Rzecznik Watykanu: również papież musi iść na dyplomatyczne kompromisy
Również papież musi iść na dyplomatyczne kompromisy. Dlatego podczas wizyty w Mjanmie, za radą lokalnego kościoła, nie użył słowa "Rohindża" - powiedział dziennikarzom rzecznik Watykanu, Greg Burke w środę wieczorem w Rangunie.
"Podróże dyplomatyczne to coś innego, niż na wyspę Lesbos" - powiedział Burke i wyjaśnił, że papież za radą lokalnego Kościoła nie użył określenia "Rohindża", czego wielokrotnie oczekiwano w wielu zachodnich mediach.
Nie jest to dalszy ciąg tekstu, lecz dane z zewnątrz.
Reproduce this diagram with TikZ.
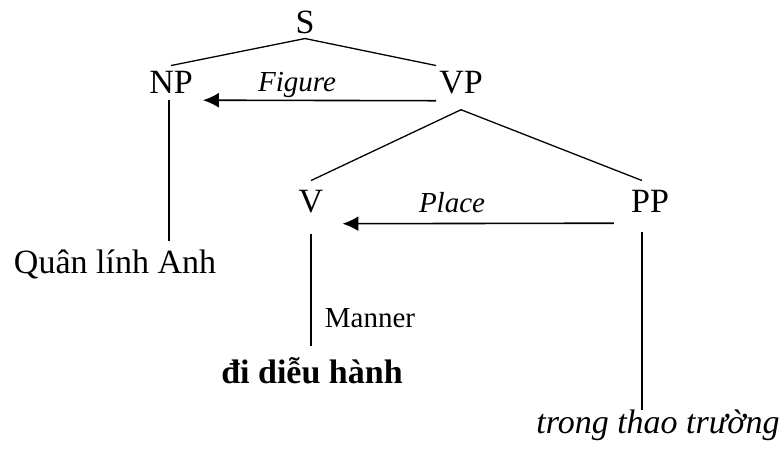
\documentclass[tikz,border=0pt]{standalone}
\usepackage{fontspec}
\setmainfont{LiberationSerif}[Extension=.ttf,UprightFont=*-Regular,BoldFont=*-Bold,ItalicFont=*-Italic,BoldItalicFont=*-BoldItalic]
\usetikzlibrary{arrows.meta}

\begin{document}
\begin{tikzpicture}[x=1pt,y=-1pt]
		\tikzstyle{every node}+=[inner xsep=3pt,inner ysep=5pt,anchor=base]
		\tikzstyle{cat}=[font=\fontsize{34}{40}\selectfont]
		\tikzstyle{role}=[font=\fontsize{29}{34}\selectfont]
		\tikzstyle{branch}=[black,line width=1.3pt]
		\tikzstyle{relation}=[black,line width=1.6pt,-{Latex[length=16pt,width=15pt]}]
		\useasboundingbox (0,0) rectangle (783,453);
		\node [cat] (s) at (305,33) {S};
		\node [cat] (np) at (171,93) {NP};
		\node [cat] (vp) at (461,93) {VP};
		\node [cat] (v) at (311,212) {V};
		\node [cat] (pp) at (650,212) {PP};
		\node [cat] (quan) at (115,273) {Quân lính Anh};
		\node [cat] (dieu) at (312,383) {\textbf{đi diễu hành}};
		\node [cat] (thao) at (658,433) {\textit{trong thao trường}};
		\node [role] (figure) at (297,91) {\textit{Figure}};
		\node [role] (place) at (452,212) {\textit{Place}};
		\node [role] (manner) at (370,327) {Manner};
		\draw [branch] (s.south) -- (np.north);
		\draw [branch] (s.south) -- (vp.north west);
		\draw [branch] ([yshift=-11pt]vp.south) -- ([yshift=4pt]v.north);
		\draw [branch] ([yshift=-11pt]vp.south) -- ([xshift=-8pt,yshift=4pt]pp.north);
		\draw [branch] ([xshift=-2pt,yshift=-2pt]np.south) -- ([xshift=-2pt,yshift=3pt]np.south |- quan.north);
		\draw [branch] ([yshift=-16pt]v.south) -- ([yshift=6pt]v.south |- dieu.north);
		\draw [branch] ([xshift=-8pt,yshift=-15pt]pp.south) -- ([xshift=-8pt,yshift=-6pt]pp.south |- thao.north);
		\draw [relation] ([yshift=-2pt]vp.south west) -- ([xshift=7pt,yshift=-2pt]np.south east);
		\draw [relation] ([xshift=-14pt,yshift=-6pt]pp.south west) -- ([xshift=16pt,yshift=-6pt]v.south east);
	\end{tikzpicture}
\end{document}
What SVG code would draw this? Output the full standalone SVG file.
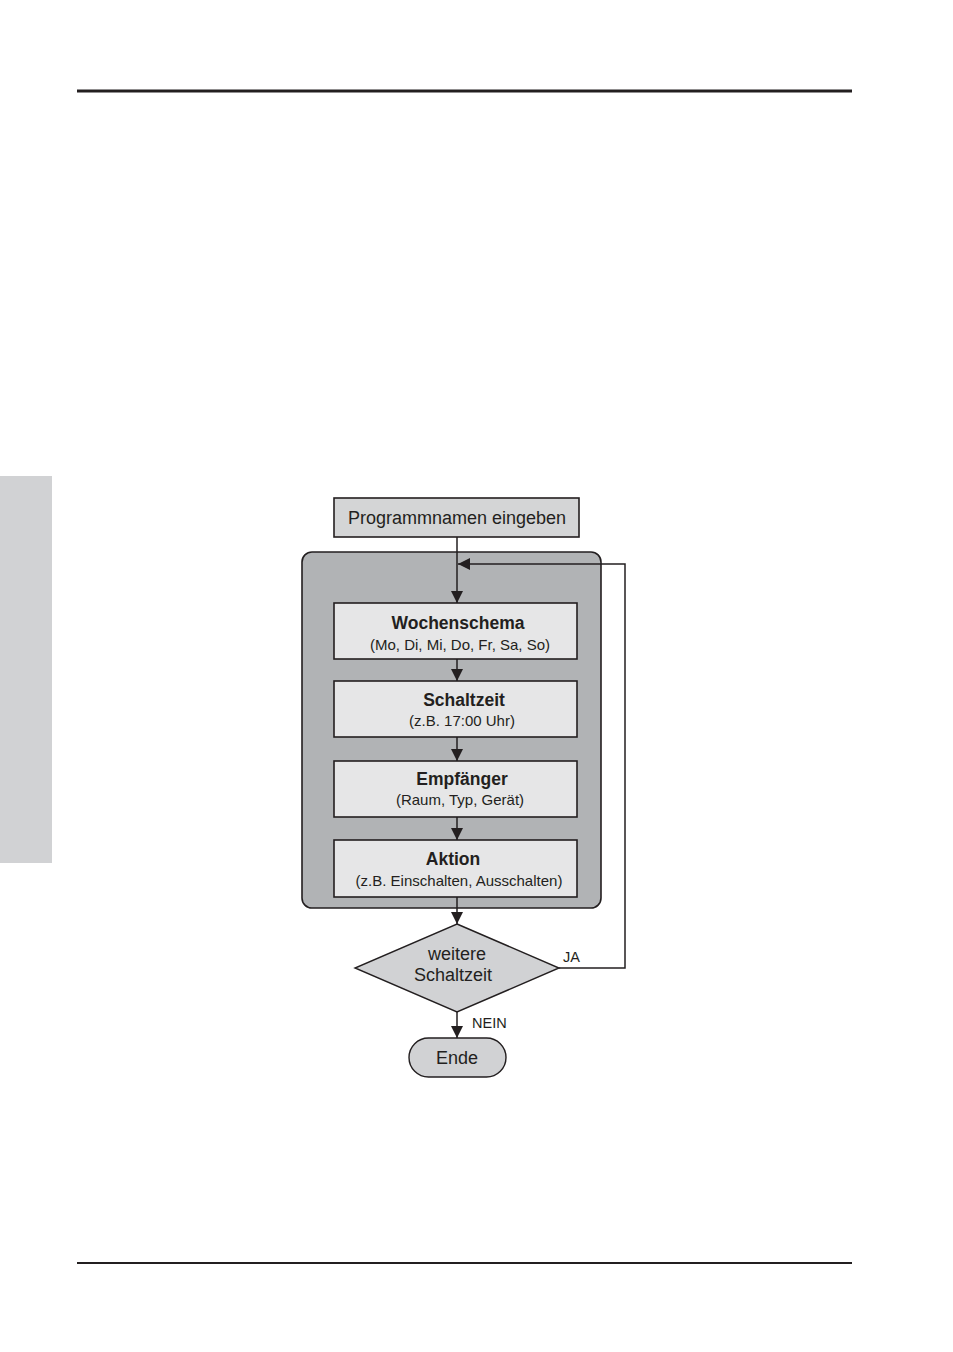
<svg xmlns="http://www.w3.org/2000/svg" width="953" height="1352" viewBox="0 0 953 1352">
<style>
text{font-family:"Liberation Sans",Arial,sans-serif;fill:#231f20;text-anchor:middle}
.t{font-size:18px}
.b{font-size:17.5px;font-weight:bold}
.s{font-size:15px}
.l{font-size:14.5px;text-anchor:start}
.box{fill:#e6e6e7;stroke:#231f20;stroke-width:1.6}
.c{fill:none;stroke:#231f20;stroke-width:1.5}
</style>
<defs>
<marker id="a" viewBox="0 0 12 12" refX="12" refY="6" markerWidth="12" markerHeight="12" markerUnits="userSpaceOnUse" orient="auto">
<path d="M0,0 L12,6 L0,12 z" fill="#231f20"/>
</marker>
</defs>
<rect x="77" y="89.5" width="775" height="3" fill="#231f20"/>
<rect x="77" y="1262" width="775" height="2" fill="#231f20"/>
<rect x="0" y="476" width="52" height="387" fill="#d1d2d4"/>
<g id="container"><rect x="302" y="552" width="299" height="356" rx="10" fill="#b1b3b5" stroke="#231f20" stroke-width="1.6"/></g>
<g id="start"><rect x="334" y="498" width="245" height="39" fill="#d4d5d6" stroke="#231f20" stroke-width="1.6"/><text class="t" x="457" y="524">Programmnamen eingeben</text></g>
<g id="wochenschema"><rect class="box" x="334" y="603" width="243" height="56"/><text class="b" x="458" y="629">Wochenschema</text><text class="s" x="460" y="650">(Mo, Di, Mi, Do, Fr, Sa, So)</text></g>
<g id="schaltzeit"><rect class="box" x="334" y="681" width="243" height="56"/><text class="b" x="464" y="706">Schaltzeit</text><text class="s" x="462" y="726">(z.B. 17:00 Uhr)</text></g>
<g id="empfaenger"><rect class="box" x="334" y="761" width="243" height="56"/><text class="b" x="462" y="785">Empfänger</text><text class="s" x="460" y="805">(Raum, Typ, Gerät)</text></g>
<g id="aktion"><rect class="box" x="334" y="840" width="243" height="57"/><text class="b" x="453" y="865">Aktion</text><text class="s" x="459" y="886">(z.B. Einschalten, Ausschalten)</text></g>
<g id="decision"><polygon points="457,924 559,968 457,1012 355,968" fill="#d1d2d4" stroke="#231f20" stroke-width="1.4"/><text class="t" x="457" y="960">weitere</text><text class="t" x="453" y="981">Schaltzeit</text></g>
<g id="ende"><rect x="409" y="1038" width="97" height="39" rx="19.5" fill="#d1d2d4" stroke="#231f20" stroke-width="1.4"/><text class="t" x="457" y="1064">Ende</text></g>
<g id="connectors">
<path class="c" d="M457,537 V603" marker-end="url(#a)"/>
<path class="c" d="M559,968 H625 V564 H458" marker-end="url(#a)"/>
<path class="c" d="M457,659 V681" marker-end="url(#a)"/>
<path class="c" d="M457,737 V761" marker-end="url(#a)"/>
<path class="c" d="M457,817 V840" marker-end="url(#a)"/>
<path class="c" d="M457,897 V924" marker-end="url(#a)"/>
<path class="c" d="M457,1012 V1038" marker-end="url(#a)"/>
<text class="l" x="563" y="962">JA</text>
<text class="l" x="472" y="1028">NEIN</text>
</g>
</svg>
Dodał: "Oczywiście można tak jak Amnesty International - skrytykować tę decyzję. Dyplomacja watykańska nie jest nieomylna. Ale moralny autorytet papieża pozostaje".
Burke zwrócił uwagę, że sytuacja w stanie Rakhine i Rohindża jest zła, ale także złożona. "Inaczej niż niektórzy myślą papież nie jest wszechmocny i musi zawierać dyplomatycznie kompromisy" - powiedział rzecznik Watykanu zaznaczając, że wcale nie umniejsza to tego, co Franciszek powiedział już wcześniej i zamierza powiedzieć w przyszłości. Przypomniał, że po wybuchu kolejnej fali przemocy przeciwko Rohindża w Rakhine pod koniec sierpnia br. papież poprosił wspólnotę międzynarodową o pomoc dla "naszych braci i sióstr Rohindża".
Stolica Apostolska w maju br. nawiązała z Mjanmą stosunki dyplomatyczne. W sierpniu Franciszek mianował abp. Paul Tschang In-Nama z Korei Południowej pierwszym nuncjuszem apostolskim w tym kraju.